I don't see a lot of cars on my commute, as most of it is done on bike tracks or quiet side roads. Cars are generally not a problem for me. My biggest problem is pedestrians.
The Pyrmont Bridge is a scene of chaos every day as hordes of pedestrians and bikes flow into the city in the morning and home again in the evening. In between the peaks, the bridge is flooded with tourists ambling between the city and Darling Harbour.
I have no problems with going slowly and sedately across the bridge - unlike some fools who see it as a slalom course and thunder furiously across the bridge at 100mp/h, scattering grannies and prams and tourists in all directions. If a pedestrian sticks an umbrella through the spokes of one of these loons, I will not weep for them.
But what totally shits me is the utterly incoherent walking methods that some pedestrians use. If you are going to walk across a bridge from end to end, try picking a line and following it. It's ok to meander from side to side if you are drunk; but if it is 0730 and you are sober and on your way to the office, then WALK IN A FUCKING STRAIGHT LINE.

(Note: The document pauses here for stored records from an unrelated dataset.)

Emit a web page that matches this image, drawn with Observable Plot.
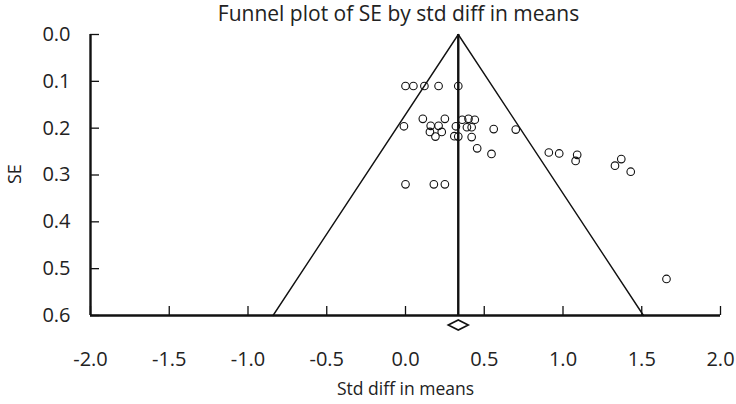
<!DOCTYPE html>
<html>
<head>
<meta charset="utf-8">
<script src="https://cdn.jsdelivr.net/npm/d3@7"></script>
<script src="https://cdn.jsdelivr.net/npm/@observablehq/plot@0.6"></script>
<style>
  html, body { margin: 0; padding: 0; background: #fff; }
  #chart svg { display: block; }
</style>
</head>
<body>
<div id="chart"></div>
<script>
// Study-level estimates (std diff in means) and their standard errors
const studyEffect = [
  0.00, 0.05, 0.12, 0.21, 0.335,
  -0.01, 0.11, 0.16, 0.21, 0.25, 0.155, 0.23, 0.19, 0.32, 0.31, 0.335,
  0.36, 0.40, 0.44, 0.39, 0.42, 0.42, 0.56, 0.70, 0.455, 0.546,
  0.91, 0.976, 1.09, 1.08, 1.37, 1.33, 1.43, 1.657,
  0.00, 0.18, 0.25
];
const studySE = [
  0.110, 0.110, 0.110, 0.110, 0.110,
  0.196, 0.180, 0.195, 0.195, 0.180, 0.208, 0.208, 0.218, 0.196, 0.217, 0.218,
  0.182, 0.180, 0.182, 0.198, 0.198, 0.219, 0.202, 0.203, 0.243, 0.255,
  0.252, 0.254, 0.257, 0.270, 0.266, 0.280, 0.293, 0.522,
  0.320, 0.320, 0.320
];
const pooledEffect = 0.335;
const funnelSE = [0.6, 0, 0.6];
const funnelSide = [-1, 0, 1];
const xTicks = [-2.0, -1.5, -1.0, -0.5, 0.0, 0.5, 1.0, 1.5, 2.0];
const yTicks = [0.0, 0.1, 0.2, 0.3, 0.4, 0.5, 0.6];
const titleText = "Funnel plot of SE by std diff in means";
const xLabel = "Std diff in means";
const yLabel = "SE";

const studies = studyEffect.map((x, i) => ({x, se: studySE[i]}));
const funnel = funnelSE.map((se, i) => ({x: pooledEffect + funnelSide[i] * 1.96 * se, se}));
const fmt = d => d.toFixed(1);

const FONT = "'Open Sans', 'Noto Sans', sans-serif";

const diamondHalfW = 10, diamondHalfH = 5;
const diamondSymbol = {
  draw(ctx) {
    ctx.moveTo(-diamondHalfW, 0);
    ctx.lineTo(0, -diamondHalfH);
    ctx.lineTo(diamondHalfW, 0);
    ctx.lineTo(0, diamondHalfH);
    ctx.closePath();
  }
};

const chart = Plot.plot({
  width: 736,
  height: 404,
  marginLeft: 90,
  marginRight: 16,
  marginTop: 34,
  marginBottom: 89,
  style: {fontFamily: FONT, color: "#222", background: "#fff"},
  x: {domain: [-2, 2]},
  y: {domain: [0, 0.6], reverse: true},
  marks: [
    Plot.line(funnel, {x: "x", y: "se", stroke: "#111", strokeWidth: 1.4}),
    Plot.ruleX([pooledEffect], {y1: 0, y2: 0.6, stroke: "#111", strokeWidth: 2.4}),
    Plot.dot(studies, {x: "x", y: "se", r: 3.8, stroke: "#111", strokeWidth: 1.1, fill: "none"}),
    Plot.ruleX([-2], {y1: 0, y2: 0.6, stroke: "#111", strokeWidth: 2.4}),
    Plot.ruleY([0.6], {x1: -2, x2: 2, stroke: "#111", strokeWidth: 2.4}),
    Plot.axisY({ticks: yTicks, tickFormat: fmt, tickSize: -9, tickPadding: 29, fontSize: 20, label: null, stroke: "#111", strokeWidth: 1.3, color: "#222"}),
    Plot.axisX({ticks: xTicks, tickFormat: fmt, tickSize: -9, tickPadding: 45, fontSize: 20, label: null, stroke: "#111", strokeWidth: 1.3, color: "#222"}),
    Plot.dot([pooledEffect], {x: d => d, frameAnchor: "bottom", dy: 9.5, symbol: diamondSymbol, r: 1, stroke: "#111", strokeWidth: 1.6, fill: "white"}),
    Plot.text([titleText], {frameAnchor: "top", dx: -7, dy: -20, fontSize: 21, text: d => d, fill: "#222", lineAnchor: "middle"}),
    Plot.text([xLabel], {frameAnchor: "bottom", dy: 74, fontSize: 17.5, text: d => d, fill: "#222", lineAnchor: "middle"}),
    Plot.text([yLabel], {frameAnchor: "left", dx: -75, dy: 9, rotate: -90, fontSize: 18, text: d => d, fill: "#222", lineAnchor: "middle"})
  ]
});
document.getElementById("chart").appendChild(chart);
</script>
</body>
</html>
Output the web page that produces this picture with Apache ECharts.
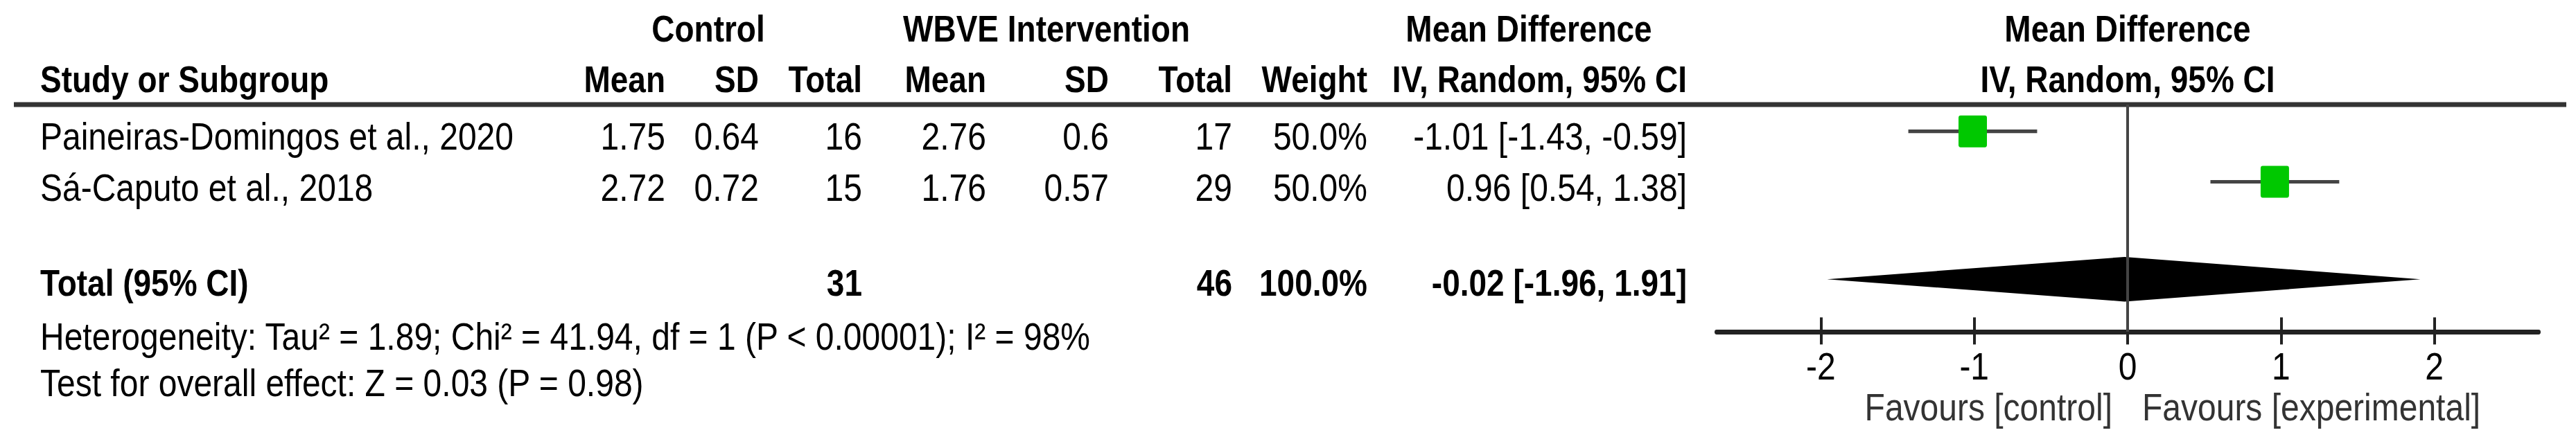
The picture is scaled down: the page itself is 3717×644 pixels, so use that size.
<!DOCTYPE html>
<html>
<head>
<meta charset="utf-8">
<script src="https://cdn.jsdelivr.net/npm/echarts@6.0.0/dist/echarts.min.js"></script>
<style>
html, body { margin: 0; padding: 0; background: #fff; overflow: hidden; }
#wrap { width: 3717px; height: 644px; overflow: hidden; background: #fff; }
#chart { width: 3717px; height: 560px; transform: scaleY(1.15); transform-origin: 0 0; }
</style>
</head>
<body>
<div id="wrap"><div id="chart"></div></div>
<script>
// ---- data ----
const studies = ['Paineiras-Domingos et al., 2020', 'Sá-Caputo et al., 2018'];
const ctrlMean = [1.75, 2.72];
const ctrlSD = [0.64, 0.72];
const ctrlTotal = [16, 15];
const expMean = [2.76, 1.76];
const expSD = [0.6, 0.57];
const expTotal = [17, 29];
const weights = [50.0, 50.0];
const mdValues = [-1.01, 0.96];
const ciLow = [-1.43, 0.54];
const ciHigh = [-0.59, 1.38];
const totalCtrl = 31;
const totalExp = 46;
const totalWeight = 100.0;
const totalMD = -0.02;
const totalLow = -1.96;
const totalHigh = 1.91;
const tickValues = [-2, -1, 0, 1, 2];
const heterogeneityText = 'Heterogeneity: Tau\u00b2 = 1.89; Chi\u00b2 = 41.94, df = 1 (P < 0.00001); I\u00b2 = 98%';
const overallText = 'Test for overall effect: Z = 0.03 (P = 0.98)';
const favoursLeft = 'Favours [control]';
const favoursRight = 'Favours [experimental]';

// ---- layout ----
const FONT = "'Liberation Sans', Arial, Helvetica, sans-serif";
const FS = 48, FSB = 46;
const SY = 1.15;               // vertical stretch of the picture
const py = v => v / SY;        // picture y -> chart y
const colX = { name: 58, cMean: 960, cSD: 1095, cTot: 1244, eMean: 1423, eSD: 1600, eTot: 1778, w: 1973, ci: 2434 };
const rowY = { h1: py(42), h2: py(115), r: [py(197), py(271)], tot: py(409), het: py(486), test: py(553), fav: py(588) };
const TOTAL_POS = 3.93;

function txt(x, y, s, align, bold, color) {
  return {
    type: 'text', x: x, y: y, silent: true,
    style: {
      text: s, fill: color || '#000', align: align || 'left', verticalAlign: 'middle',
      fontFamily: FONT, fontSize: bold ? FSB : FS, fontWeight: bold ? 'bold' : 'normal'
    }
  };
}
const f2 = v => v.toFixed(2);
const ciStr = (m, l, h) => f2(m) + ' [' + f2(l) + ', ' + f2(h) + ']';

const graphics = [];
// headers
graphics.push(txt(1022, rowY.h1, 'Control', 'center', true));
graphics.push(txt(1510, rowY.h1, 'WBVE Intervention', 'center', true));
graphics.push(txt(2206, rowY.h1, 'Mean Difference', 'center', true));
graphics.push(txt(3070, rowY.h1, 'Mean Difference', 'center', true));
graphics.push(txt(colX.name, rowY.h2, 'Study or Subgroup', 'left', true));
graphics.push(txt(colX.cMean, rowY.h2, 'Mean', 'right', true));
graphics.push(txt(colX.cSD, rowY.h2, 'SD', 'right', true));
graphics.push(txt(colX.cTot, rowY.h2, 'Total', 'right', true));
graphics.push(txt(colX.eMean, rowY.h2, 'Mean', 'right', true));
graphics.push(txt(colX.eSD, rowY.h2, 'SD', 'right', true));
graphics.push(txt(colX.eTot, rowY.h2, 'Total', 'right', true));
graphics.push(txt(colX.w, rowY.h2, 'Weight', 'right', true));
graphics.push(txt(colX.ci, rowY.h2, 'IV, Random, 95% CI', 'right', true));
graphics.push(txt(3070, rowY.h2, 'IV, Random, 95% CI', 'center', true));
// header rule
graphics.push({ type: 'line', silent: true, shape: { x1: 20, y1: py(151), x2: 3703, y2: py(151) }, style: { stroke: '#333', lineWidth: 6 } });
// study rows
studies.forEach((s, i) => {
  const y = rowY.r[i];
  graphics.push(txt(colX.name, y, s, 'left'));
  graphics.push(txt(colX.cMean, y, String(ctrlMean[i]), 'right'));
  graphics.push(txt(colX.cSD, y, String(ctrlSD[i]), 'right'));
  graphics.push(txt(colX.cTot, y, String(ctrlTotal[i]), 'right'));
  graphics.push(txt(colX.eMean, y, String(expMean[i]), 'right'));
  graphics.push(txt(colX.eSD, y, String(expSD[i]), 'right'));
  graphics.push(txt(colX.eTot, y, String(expTotal[i]), 'right'));
  graphics.push(txt(colX.w, y, weights[i].toFixed(1) + '%', 'right'));
  graphics.push(txt(colX.ci, y, ciStr(mdValues[i], ciLow[i], ciHigh[i]), 'right'));
});
// total row
graphics.push(txt(colX.name, rowY.tot, 'Total (95% CI)', 'left', true));
graphics.push(txt(colX.cTot, rowY.tot, String(totalCtrl), 'right', true));
graphics.push(txt(colX.eTot, rowY.tot, String(totalExp), 'right', true));
graphics.push(txt(colX.w, rowY.tot, totalWeight.toFixed(1) + '%', 'right', true));
graphics.push(txt(colX.ci, rowY.tot, ciStr(totalMD, totalLow, totalHigh), 'right', true));
graphics.push(txt(colX.name, rowY.het, heterogeneityText, 'left'));
graphics.push(txt(colX.name, rowY.test, overallText, 'left'));
graphics.push(txt(3048, rowY.fav, favoursLeft, 'right', false, '#333'));
graphics.push(txt(3091, rowY.fav, favoursRight, 'left', false, '#333'));

const GRID_TOP = py(151), GRID_BOTTOM = py(479);
const AX = { min: -2.68, max: 2.68 };

const option = {
  animation: false,
  backgroundColor: '#fff',
  grid: { left: 2477, top: GRID_TOP, width: 1186, height: GRID_BOTTOM - GRID_TOP },
  xAxis: [
    {
      type: 'value', min: AX.min, max: AX.max, position: 'bottom',
      axisLine: { show: true, onZero: false, lineStyle: { color: '#222', width: 6 } },
      axisTick: { show: true, inside: false, length: 16, customValues: tickValues, lineStyle: { color: '#222', width: 4 } },
      axisLabel: { show: true, customValues: tickValues, margin: 19, color: '#000', fontSize: FS, fontFamily: FONT, formatter: v => String(v) },
      splitLine: { show: false }
    },
    {
      type: 'value', min: AX.min, max: AX.max, position: 'bottom', gridIndex: 0,
      axisLine: { show: false },
      axisTick: { show: true, inside: true, length: 18, customValues: tickValues, lineStyle: { color: '#222', width: 4 } },
      axisLabel: { show: false },
      splitLine: { show: false }
    }
  ],
  yAxis: { type: 'value', min: 0.47, max: 4.97, inverse: true, show: false },
  graphic: graphics,
  series: [
    {
      type: 'custom', xAxisIndex: 0, yAxisIndex: 0, silent: true,
      encode: { x: [0, 1, 2], y: 3 },
      data: studies.map((_, i) => [mdValues[i], ciLow[i], ciHigh[i], i + 1]),
      renderItem: function (params, api) {
        const y = api.value(3);
        const a = api.coord([api.value(1), y]);
        const b = api.coord([api.value(2), y]);
        const m = api.coord([api.value(0), y]);
        return {
          type: 'group', children: [
            { type: 'line', shape: { x1: a[0], y1: a[1], x2: b[0], y2: b[1] }, style: { stroke: '#444', lineWidth: 4.5 } },
            { type: 'rect', shape: { x: m[0] - 20.5, y: m[1] - 20, width: 41, height: 40, r: 3 }, style: { fill: '#00c800' } }
          ]
        };
      },
      markLine: {
        silent: true, symbol: 'none', label: { show: false },
        lineStyle: { color: '#444', width: 4, type: 'solid' },
        data: [{ xAxis: 0 }]
      },
      z: 3
    },
    {
      type: 'custom', xAxisIndex: 0, yAxisIndex: 0, silent: true,
      encode: { x: [0, 1, 2], y: 3 },
      data: [[totalMD, totalLow, totalHigh, TOTAL_POS]],
      renderItem: function (params, api) {
        const y = api.value(3);
        const l = api.coord([api.value(1), y]);
        const h = api.coord([api.value(2), y]);
        const m = api.coord([api.value(0), y]);
        const hh = 28;
        return {
          type: 'polygon',
          shape: { points: [[l[0], l[1]], [m[0], m[1] - hh], [h[0], h[1]], [m[0], m[1] + hh]] },
          style: { fill: '#000' }
        };
      },
      z: 4
    }
  ]
};

const chart = echarts.init(document.getElementById('chart'), null, { renderer: 'svg' });
chart.setOption(option);
</script>
</body>
</html>
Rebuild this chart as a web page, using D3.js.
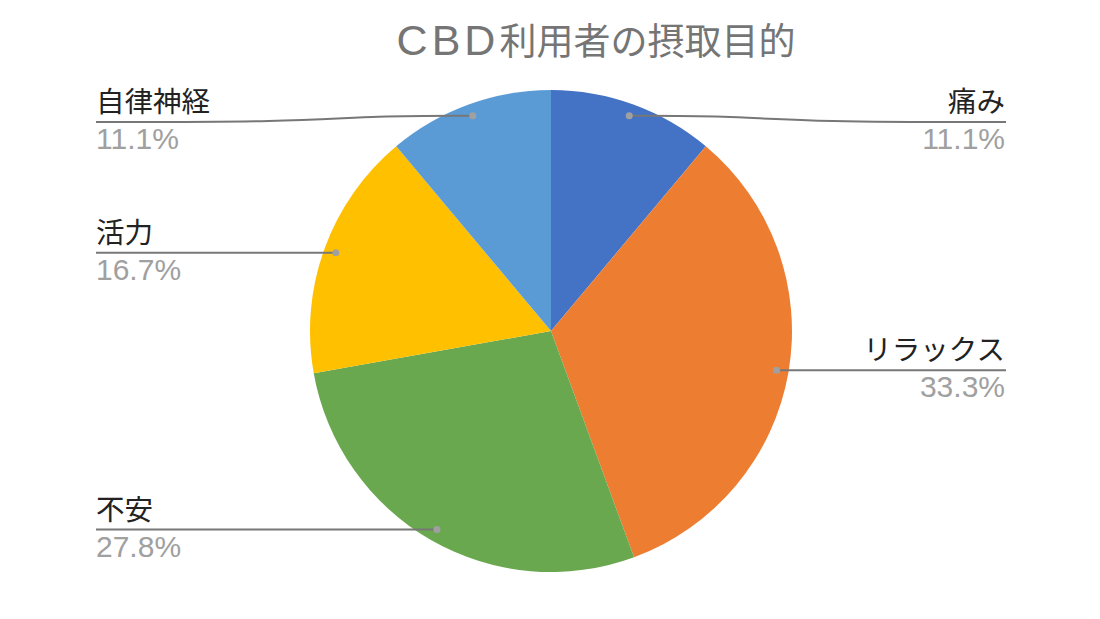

And try not to adopt a staggered formation where a gaggle of six unconnected individuals walk in such a way to fill all the road space from side to side, rather than collecting themselves into some sort of file.
But the worst are those who walk on the right. This is Australia. We drive on the left. There is a great big dividing line down the centre of the bridge formed by the Monorail. When things are busy (as they always are), people should keep to the left. If they did that, all the contention on the bridge between cyclists and pedestrians would evaporate overnight.
Funnily enough, at the city end of the bridge, everyone is squeezed onto a narrow walkway about six feet wide. Once all the meandering pedestrians hit that, they immediately start walking on the left and they get into a single file and they walk in a straight line.
It just goes to show that the more space that you give to some pedestrians, the sillier will be their walks.